I knew the command was to “follow me.” However, somewhere along the way I had short-circuited following Jesus. I was listening and obeying, but like a body with only ears and hands. I was trying to follow God in my own strength, and I only realized I was failing when the storm was shaking my foundation.
As I took time to think through all the changes and things shifting, God then reminded me that following Him includes hearing Him (ears), understanding Him (brain), loving Him (heart), and responding to Him (hands). It required every part of my body and not just parts of myself. Recognizing the gravity of following Jesus in that moment felt deep and exhausting. It felt impossible. Then God reminded me of this verse.
“Come to me all who are weak and heavy laden and I will give you rest. Take my yoke upon you and learn from me for I am gentle and lowly in heart.”
Matthew 11:28-29
What a relief! In that moment, I realized that Jesus was and is inviting me into more. He wants to show me more of who He is. He wants to spend time with me and He wants to show me amazing things, but He also wants me to be fully engaged with Him in a deep and very personal relationship (the good, the bad, and the ugly). Furthermore, He isn’t setting me up for failure. Because of Jesus’ perfect obedience to the Father (and the fact that I’ve trusted in Jesus’ obedience and not my own) I’ve been given everything I need to follow Him, because He has literally given me the same Spirit to know Him and to follow Him.
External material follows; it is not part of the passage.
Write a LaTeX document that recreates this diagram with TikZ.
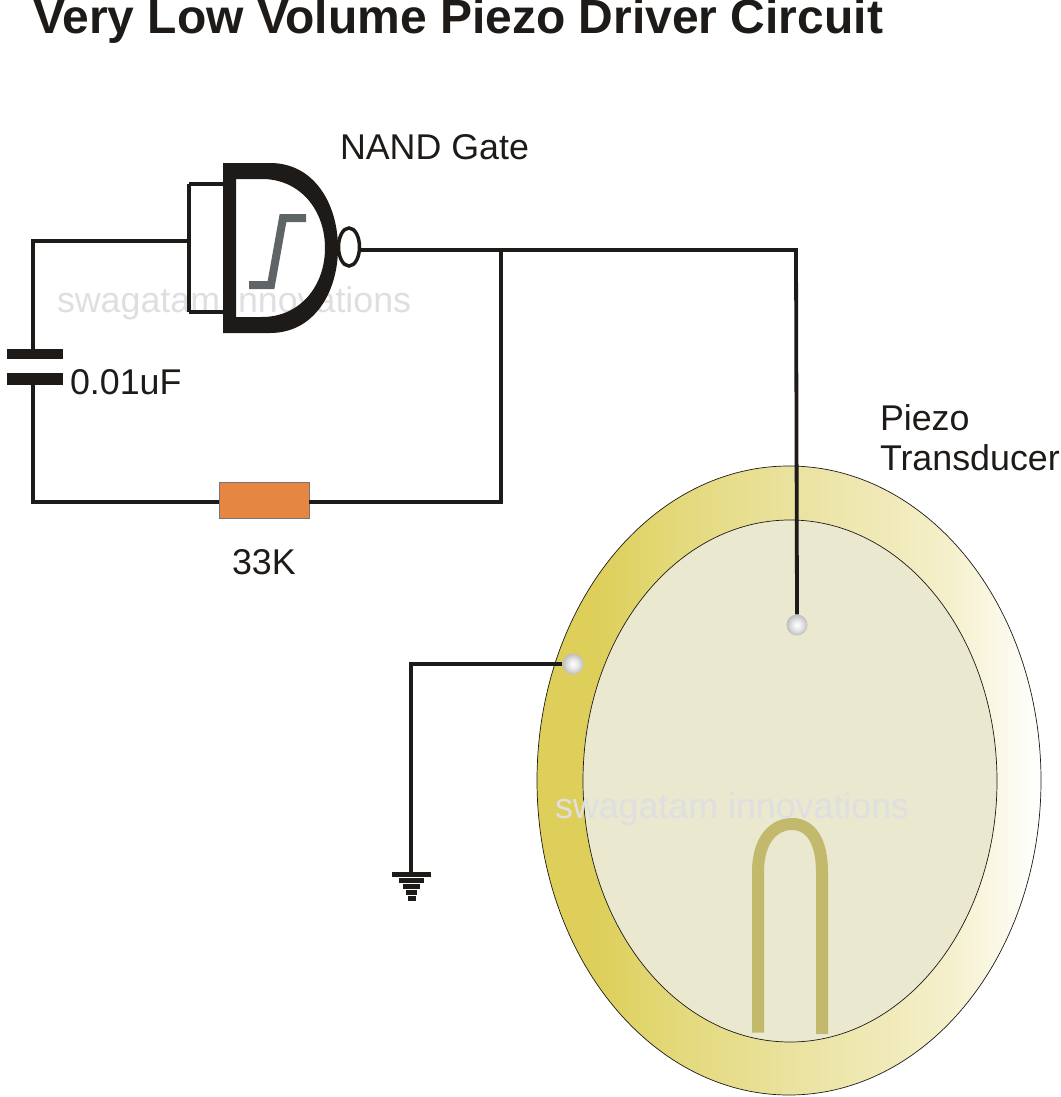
\documentclass[tikz,border=0pt]{standalone}
\usetikzlibrary{shapes.geometric}
\usepackage{fontspec}
\setmainfont{Liberation Sans}
\definecolor{ink}{HTML}{1E1A17}
\definecolor{wmark}{HTML}{DFDFE2}
\definecolor{inner}{HTML}{EAE8CF}
\definecolor{loopc}{HTML}{C2B96C}
\definecolor{stepc}{HTML}{5F6467}
\definecolor{resc}{HTML}{E58643}
\definecolor{ringa}{HTML}{DDCF5A}
\definecolor{ringd}{HTML}{E3D878}
\definecolor{ringb}{HTML}{EAE29E}
\definecolor{ringc}{HTML}{F1EBBD}
\definecolor{ringe}{HTML}{F5F0CC}
\definecolor{dotb}{HTML}{E6E6E6}
\definecolor{dotc}{HTML}{BEBEBE}
\pgfdeclarehorizontalshading{discshade}{100bp}{
  color(0bp)=(ringa); color(25bp)=(ringa); color(31bp)=(ringa); color(38bp)=(ringd);
  color(50bp)=(ringb); color(61bp)=(ringc); color(66bp)=(ringe); color(75bp)=(white); color(100bp)=(white)}
\pgfdeclareradialshading{dotshade}{\pgfpoint{0bp}{0bp}}{
  color(0bp)=(white); color(12bp)=(dotb); color(25bp)=(dotc); color(50bp)=(dotc)}
\tikzset{
  wire/.style={draw=ink,line width=3.8pt,line join=miter},
  lbl/.style={inner sep=0pt,outer sep=0pt,anchor=base west,text=ink,font=\fontsize{35.8}{40}\selectfont},
  titlelbl/.style={lbl,font=\fontsize{48}{50}\selectfont\bfseries},
  wm/.style={inner sep=0pt,outer sep=0pt,anchor=base west,text=wmark,font=\fontsize{35.8}{40}\selectfont},
  bar/.style={fill=ink,draw=none},
  solder/.style={circle,draw=none,minimum size=21pt,inner sep=0pt,shading=dotshade},
}
\begin{document}
\begin{tikzpicture}[x=1pt,y=-1pt]
\useasboundingbox (0,0) rectangle (1060,1097);
% disc
\path[shading=discshade,draw=ink,line width=0.7pt] (789,780.5) ellipse [x radius=252,y radius=314.5];
\path[fill=inner,draw=ink,line width=0.7pt] (790,781) ellipse [x radius=207,y radius=261];
% contact loop
\draw[loopc,line width=12pt] (758,1032.5) -- (758,872) .. controls (758,838) and (775,824) .. (792,824)
  .. controls (810,824) and (822,840) .. (822,872) -- (822,1034);
% watermarks
\node[wm] (wmA) at (57,312) {swagatam innovations};
\node[wm] (wmB) at (555,818) {swagatam innovations};
% coordinates
\coordinate (inJ) at (189,241);
\coordinate (inT) at (189,184);
\coordinate (inB) at (189,312);
\coordinate (gT) at (226,184);
\coordinate (gB) at (226,312);
\coordinate (tl) at (33,241);
\coordinate (bl) at (33,502);
\coordinate (capT) at (33,353);
\coordinate (capB) at (33,379);
\coordinate (jn) at (501,250);
\coordinate (br) at (501,502);
\coordinate (out) at (359,250);
\coordinate (corner) at (796,250);
\coordinate (gndC) at (411,664);
\coordinate (gndE) at (411,874);
% resistor
\node[draw=ink!60,line width=0.8pt,fill=resc,minimum width=90pt,minimum height=36pt,inner sep=0pt] (res) at (264,500) {};
\coordinate (resL) at (res.west |- bl);
\coordinate (resR) at (res.east |- bl);
% solder dots
\node[solder] (dotA) at (797,625) {};
\node[solder] (dotB) at (573,664) {};
% wires
\draw[wire] (inT) -- (gT);
\draw[wire] (inB) -- (gB);
\draw[wire] (inT) -- (inB);
\draw[wire] (inJ) -- (tl) -- (capT);
\draw[wire] (capB) -- (bl) -- (resL);
\draw[wire] (resR) -- (br) -- (jn);
\draw[wire] (out) -- (corner) -- (dotA.north);
\draw[wire] (dotB.west) -- (gndC) -- (gndE);
% capacitor
\path[bar] (7,348.5) rectangle (63,359);
\path[bar] (7,372.5) rectangle (63,385);
% ground
\path[bar] (392,872) rectangle (431,876.5);
\path[bar] (399,878) rectangle (424,882.5);
\path[bar] (403,884) rectangle (420,888.5);
\path[bar] (406,890) rectangle (417,894.5);
\path[bar] (407.5,896) rectangle (416,900.5);
% gate
\path[fill=ink,even odd rule] (223,163) -- (270,163) .. controls (315,163) and (338,205) .. (338,248)
  .. controls (338,291) and (315,333) .. (270,333) -- (223,333) -- cycle
  (236,179) -- (262,179) .. controls (300,179) and (325,210) .. (325,248)
  .. controls (325,286) and (300,317) .. (262,317) -- (236,317) -- cycle;
\draw[stepc,line width=8pt,line join=miter] (249,285) -- (271,285) -- (283,218) -- (306,218);
\node[draw=ink,line width=3.5pt,fill=white,ellipse,minimum width=21pt,minimum height=38pt,inner sep=0pt] (bubble) at (349,247) {};
% labels
\node[titlelbl] (title) at (33,34) {Very Low Volume Piezo Driver Circuit};
\node[lbl] (nand) at (340,160) {NAND Gate};
\node[lbl] (cap) at (70,394) {0.01uF};
\node[lbl] (rval) at (232,574) {33K};
\node[lbl] (pz1) at (880,430) {Piezo};
\node[lbl] (pz2) at (880,470) {Transducer};
\end{tikzpicture}
\end{document}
His arm is extended. His eyes are soft. He does not use brute force (although He is capable). Instead, His tone is filled with a loving invitation. The cost is high and there is no going back. However, there is a great wonder and anticipation of spending the next season and the rest of eternity together. It is far beyond what I could ever ask, think, or imagine! What is God inviting you into this season?